When Peabody shoved up, rushed around the table, pushed the photo in Parsens’s face, Eve just sat back, let her ride.

Go, Peabody, she thought.

“Get away from me!” Ella-Loo shrieked it. “Don’t touch me. You’re not allowed to put hands on me.”

“I’m allowed to do whatever the hell I want to sick, psychopathic sluts.”

“Are not! Darryl! Get her off me! I’ll tell!”

“Tell who?” Eve wondered. “Who’s going to believe you over cops? And things happen to recordings all the time. Glitchy equipment. How about we unlock her restraints, Peabody? You can do what you did to the last one. I’ve got your back.”

Peabody bared her teeth; her eyes glittered. “Let’s go.”

When Eve started to rise, Ella-Loo tried to hunch into a ball. “You can’t, you can’t. He attacked me, that’s what happened. Darryl was just protecting me. That guy there, that guy he was trying to rape me, so Darryl protected me. It was self-defense.”

“And somehow in this self-defense, Samuel Zed lost all his fingers.”

“We… we were afraid. We were afraid we’d get in trouble, so we dropped him in the water.”

She kept herself hunched, shot hate-filled looks at Peabody.

“We needed a place to stay, so we went to where he lived. That’s all we did. He was raping me, and Darryl stopped him. Darryl’s a hero.”

“Clearly. Where were you when this alleged attempted rape occurred?” Eve asked.

“I don’t know. We just got to New York City. It was dark. We were having a drink somewhere, and I just went outside for a minute, and this guy grabbed me and started tearing my clothes, and Darryl came out and stopped him.”

“Outside some bar, at night, in single-digit temperatures, some guy grabs you and tears at your clothes.”

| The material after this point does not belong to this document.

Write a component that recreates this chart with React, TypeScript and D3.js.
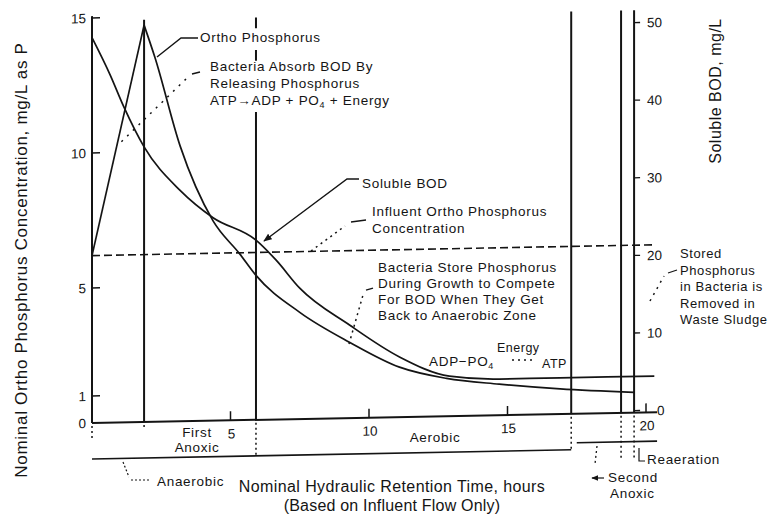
import React from 'react';
import * as d3 from 'd3';

// ortho phosphorus, mg/L as P (left axis)
const orthoTime = [0, 1.88, 2.27, 3.18, 4.37, 5.34, 5.92, 7.5, 9.31, 11.1, 12.8, 14.7, 16.9, 19.57];
const orthoValue = [6.2, 14.7, 13.5, 10.2, 7.4, 6.15, 5.35, 3.95, 2.8, 1.85, 1.4, 1.15, 0.93, 0.75];

// soluble BOD, mg/L (right axis)
const bodTime = [0, 0.65, 1.15, 1.88, 3.18, 4.37, 5.92, 6.64, 7.5, 9.31, 11.1, 12.9, 14.7, 16.9, 20.3];
const bodValue = [49.4, 44.6, 40.4, 35.2, 29.5, 25.9, 22.9, 20.3, 16.6, 11.7, 7.5, 4.9, 4.4, 4.4, 4.4];

const influentP = 6.2;
const zoneEdges = [1.88, 5.92, 17.3, 19.1, 19.57];
const leftTicks = [0, 1, 5, 10, 15];
const rightTicks = [0, 10, 20, 30, 40, 50];
const timeTicks = [5, 10, 15, 20];

const INK = '#141414';
const FONT = '"Liberation Sans", Arial, Helvetica, sans-serif';
const NOTE = { fontSize: 13.5, letterSpacing: 0.7 };

export default function App() {
  const x = d3.scaleLinear().domain([0, 20]).range([92, 646]);
  const yL = d3.scaleLinear().domain([0, 15]).range([423, 18]);
  const yR = d3.scaleLinear().domain([0, 50]).range([421, 33]);

  const ortho = orthoTime.map((t, i) => [t, orthoValue[i]] as [number, number]);
  const bodPts = bodTime.map((t, i) => [t, bodValue[i]] as [number, number]);

  const lineL = d3.line<[number, number]>().x(d => x(d[0])).y(d => yL(d[1]));
  const rise = lineL(ortho.slice(0, 2));
  const decay = lineL.curve(d3.curveMonotoneX)(ortho.slice(1));
  const bod = d3.line<[number, number]>()
    .x(d => x(d[0])).y(d => yR(d[1]))
    .curve(d3.curveMonotoneX)(bodPts);

  const x0 = x(0);
  const yAxis = yL(0);
  const xEnd = x(20.4);

  // which vertical boundary lines are broken by the annotation text
  const vSegments = (i: number) => {
    if (i === 0) return [[0, orthoValue[1] + 0.2]];
    if (i === 1) return [[14.5, 14.9], [13.3, 13.7], [0, 11.4]];
    return [[0, 14.9]];
  };

  return (
    <svg width={773} height={520} style={{ display: 'block', position: 'absolute', left: 0, top: 0, background: '#fff' }}
      fontFamily={FONT} fill={INK}>
      <defs>
        <marker id="arr" viewBox="0 0 10 10" refX="9" refY="5" markerWidth="6" markerHeight="6" orient="auto-start-reverse">
          <path d="M0,1 L10,5 L0,9 z" fill={INK} />
        </marker>
      </defs>

      {/* the printed figure sits slightly askew */}
      <g transform={`translate(${x0},${yAxis}) skewY(-1.1) translate(${-x0},${-yAxis})`}>
        <line x1={x0} x2={x0} y1={yL(15.07)} y2={yAxis} stroke={INK} strokeWidth={2} />
        <line x1={x0} x2={xEnd} y1={yAxis} y2={yAxis} stroke={INK} strokeWidth={2} />

        {leftTicks.map(v => (
          <g key={'l' + v}>
            {v > 0 && <line x1={x0} x2={x0 + 8} y1={yL(v)} y2={yL(v)} stroke={INK} strokeWidth={1.5} />}
            <text x={86} y={yL(v) + 5} fontSize={13.5} textAnchor="end">{v}</text>
          </g>
        ))}

        {timeTicks.map(t => (
          <g key={'t' + t}>
            <line x1={x(t)} x2={x(t)} y1={yAxis} y2={yAxis - 9} stroke={INK} strokeWidth={1.5} />
            <text x={x(t) + 1} y={yAxis + 18} fontSize={13.5} textAnchor="middle">{t}</text>
          </g>
        ))}

        {/* zone boundaries */}
        {zoneEdges.map((t, i) => (
          <g key={'z' + t}>
            {vSegments(i).map(([a, b], j) => (
              <line key={j} x1={x(t)} x2={x(t)} y1={yL(b)} y2={yL(a)} stroke={INK} strokeWidth={2} />
            ))}
            <line x1={x(t)} x2={x(t)} y1={yAxis + 3} y2={yAxis + (i >= 3 ? 47 : i === 0 ? 6 : 38)}
              stroke={INK} strokeWidth={1.5} strokeDasharray="2,3" />
          </g>
        ))}
        <line x1={x0} x2={x0} y1={yAxis + 3} y2={yAxis + 18} stroke={INK} strokeWidth={1.5} strokeDasharray="2,3" />

        {/* right axis ticks and labels */}
        {rightTicks.map(v => (
          <g key={'r' + v}>
            <line x1={x(19.57)} x2={x(19.57) + 6} y1={yR(v)} y2={yR(v)} stroke={INK} strokeWidth={1.3} />
            <text x={v === 0 ? 657 : 647} y={yR(v) + 5} fontSize={13.5}>{v}</text>
          </g>
        ))}

        {/* zone brackets below the axis */}
        <line x1={x0} x2={x(17.3)} y1={yAxis + 36} y2={yAxis + 36} stroke={INK} strokeWidth={1.6} />
        <line x1={x(17.5)} x2={x(20.4)} y1={yAxis + 29} y2={yAxis + 29} stroke={INK} strokeWidth={1.6} />

        {/* influent ortho P */}
        <line x1={x0} x2={x(20.3)} y1={yL(influentP)} y2={yL(influentP)} stroke={INK} strokeWidth={1.6} strokeDasharray="8,4" />

        <path d={rise || ''} fill="none" stroke={INK} strokeWidth={1.7} />
        <path d={decay || ''} fill="none" stroke={INK} strokeWidth={1.7} />
        <path d={bod || ''} fill="none" stroke={INK} strokeWidth={1.7} />
      </g>

      {/* axis titles */}
      <text transform="translate(27,260) rotate(-90)" fontSize={17} letterSpacing={0.7} textAnchor="middle">
        Nominal Ortho Phosphorus Concentration, mg/L as P
      </text>
      <text transform="translate(721,91) rotate(-90)" fontSize={16} letterSpacing={0.5} textAnchor="middle">
        Soluble BOD, mg/L
      </text>
      <text x={392} y={492} fontSize={16} letterSpacing={0.4} textAnchor="middle">Nominal Hydraulic Retention Time, hours</text>
      <text x={392} y={511} fontSize={16} letterSpacing={0.2} textAnchor="middle">(Based on Influent Flow Only)</text>

      {/* zone names */}
      <g {...NOTE}>
        <text x={197} y={437} textAnchor="middle">First</text>
        <text x={197} y={452} textAnchor="middle">Anoxic</text>
        <text x={435} y={442} textAnchor="middle">Aerobic</text>
        <text x={157} y={486}>Anaerobic</text>
        <text x={608} y={482}>Second</text>
        <text x={610} y={498}>Anoxic</text>
        <text x={647} y={464}>Reaeration</text>
      </g>
      <path d="M123,462 L129,477 M131,480 L151,480" fill="none" stroke={INK} strokeWidth={1.2} strokeDasharray="2,2" />
      <path d="M597,446 L595,464" fill="none" stroke={INK} strokeWidth={1.3} strokeDasharray="2,3" />
      <line x1={604} x2={592} y1={478} y2={478} stroke={INK} strokeWidth={1.2} markerEnd="url(#arr)" />
      <path d="M639,448 L639,461 L645,461" fill="none" stroke={INK} strokeWidth={1.2} />

      {/* annotations */}
      <path d="M157,57 L181,38 L198,38" fill="none" stroke={INK} strokeWidth={1.4} />
      <text x={200} y={42} {...NOTE}>Ortho Phosphorus</text>

      <path d="M200,72 L192,74" fill="none" stroke={INK} strokeWidth={1.3} />
      <path d="M186,79 L118,145" fill="none" stroke={INK} strokeWidth={1.5} strokeDasharray="2,6" />
      <text {...NOTE}>
        <tspan x={210} y={71}>Bacteria Absorb BOD By</tspan>
        <tspan x={210} y={88}>Releasing Phosphorus</tspan>
        <tspan x={210} y={105}>ATP→ADP + PO</tspan>
        <tspan fontSize={9} dy={3}>4</tspan>
        <tspan dy={-3}> + Energy</tspan>
      </text>

      <path d="M359,179 L347,179 L264,241" fill="none" stroke={INK} strokeWidth={1.4} markerEnd="url(#arr)" />
      <text x={362} y={188} {...NOTE}>Soluble BOD</text>

      <path d="M311,251 L345,226" fill="none" stroke={INK} strokeWidth={1.5} strokeDasharray="2,4" />
      <path d="M351,222 L366,220" fill="none" stroke={INK} strokeWidth={1.3} />
      <text {...NOTE}>
        <tspan x={372} y={216}>Influent Ortho Phosphorus</tspan>
        <tspan x={372} y={233}>Concentration</tspan>
      </text>

      <path d="M349,344 L363,295" fill="none" stroke={INK} strokeWidth={1.5} strokeDasharray="2,4" />
      <path d="M366,290 L373,288" fill="none" stroke={INK} strokeWidth={1.3} />
      <text {...NOTE}>
        <tspan x={378} y={272}>Bacteria Store Phosphorus</tspan>
        <tspan x={378} y={288}>During Growth to Compete</tspan>
        <tspan x={378} y={304}>For BOD When They Get</tspan>
        <tspan x={378} y={320}>Back to Anaerobic Zone</tspan>
      </text>

      <text {...NOTE}>
        <tspan x={429} y={366}>ADP−PO</tspan>
        <tspan fontSize={9} dy={3}>4</tspan>
      </text>
      <text x={497} y={352} fontSize={12.5} letterSpacing={0.5}>Energy</text>
      <path d="M512,360 L536,360" fill="none" stroke={INK} strokeWidth={1.5} strokeDasharray="2,4" />
      <text x={542} y={368} fontSize={12.5} letterSpacing={0.5}>ATP</text>

      <path d="M650,301 L664,276" fill="none" stroke={INK} strokeWidth={1.5} strokeDasharray="2,5" />
      <path d="M668,273 L677,270" fill="none" stroke={INK} strokeWidth={1.3} />
      <text fontSize={13} letterSpacing={0.6}>
        <tspan x={680} y={258}>Stored</tspan>
        <tspan x={680} y={275}>Phosphorus</tspan>
        <tspan x={680} y={291}>in Bacteria is</tspan>
        <tspan x={680} y={308}>Removed in</tspan>
        <tspan x={680} y={324}>Waste Sludge</tspan>
      </text>
    </svg>
  );
}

“That’s what happened. Self-defense.”

“Nobody noticed the attempted rape, the self-defense that resulted in a dead body. And somehow you still had time to dig out the dead man’s identification, had time to transport said dead body – in the van you stole.”

Confusion flickered over her face. “I – we – nobody wanted to help us. Nobody. We didn’t steal nothing.”